The same applies to violence. What interested me was not clean heroism, but the way threat enters a community through signs that attentive people notice before anyone else wants to believe them. A silent steading. An open gate. Brushed tracks. A shut door. A house that feels used rather than lived in. A surviving pup hidden under wood. These are small things, but they are the kind of small things on which life and death often turn. The novel’s violence is meant to feel deliberate, practical, and human rather than theatrical. It comes with stain, aftermath, and memory attached.
That, in turn, feeds into the question of leadership. One of the things that matters most to me in this book is that authority is not abstract. It is not pageantry. It is not the luxury of issuing commands from a safe distance. It is practical, local, and burdensome. Harvald is not presented as a grand ruler in the epic sense. He is a man responsible for stores, people, timing, risk, kin tensions, and survival through a hard season. The book keeps returning to that sort of leadership: not the leadership of speech, but the leadership of being right when it matters, preparing when others hesitate, and carrying responsibility without the comfort of certainty.

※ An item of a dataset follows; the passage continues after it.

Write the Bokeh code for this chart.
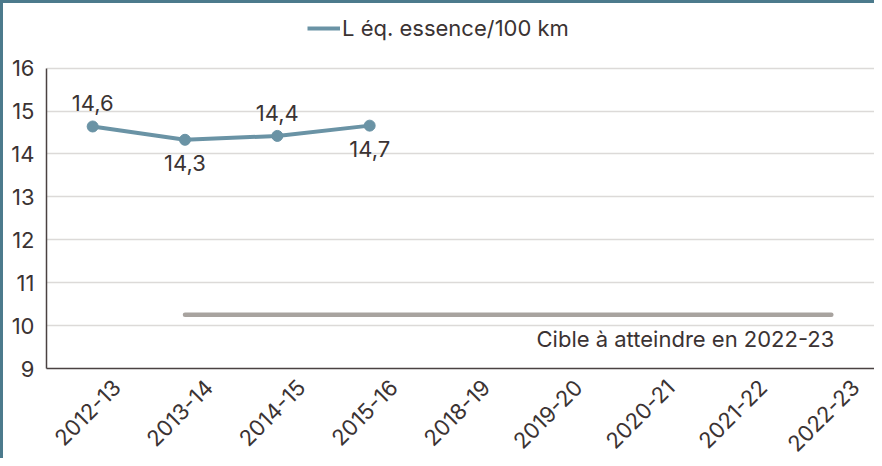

Isenwynn’s place in all this matters as well. Silent Winter is set before the legend. It stands at the point before the figure later remembered in history has become what history will make of him. In this first book, he is still learning how to see: to read signs, to read men, to understand duty, and to grasp that a settlement or a hold can be damaged not only by open enemies but by pride, misjudgement, and the failure to act in time.
That larger interest in organic development is central to Panimaláy as a whole. I have always been less interested in invented worlds that are assembled from striking images than in worlds that feel as though they could have grown. A convincing setting, to my mind, is one where everything presses on everything else: landscape on movement, movement on trade, trade on power, power on custom, custom on law, law on survival. The details need weight. If there are stores, they should matter. If there are hounds, they should matter. If winter is coming, then fodder, sickness, fuel, fear, and the condition of the roads should matter as well.
That is the spirit in which Silent Winter was written. It is not a book about a premise. It is a book about a place, and about the kinds of people a place like that might produce under strain.
That is also why it belongs naturally with the sort of things I write about here. The Russell Street Press site is the more official home for the books themselves. The Cellar Dweller is a better place for the longer thoughts behind them: why a story took the shape it did, what sort of history fed into it, what methods underlie the worldbuilding, and how the wider setting is being built piece by piece around the fiction.
So this post is partly a marker. Silent Winter is now out in the world. But it is also a statement of intent. The work I am most interested in doing, both in fiction and in worldbuilding more broadly, is work with weight in it: places shaped by climate and labour, communities shaped by pressure, cultures shaped by memory, and stories in which consequence is allowed to remain consequence.
For now, though, it is enough to say that Silent Winter is published, and I am very glad to have it there.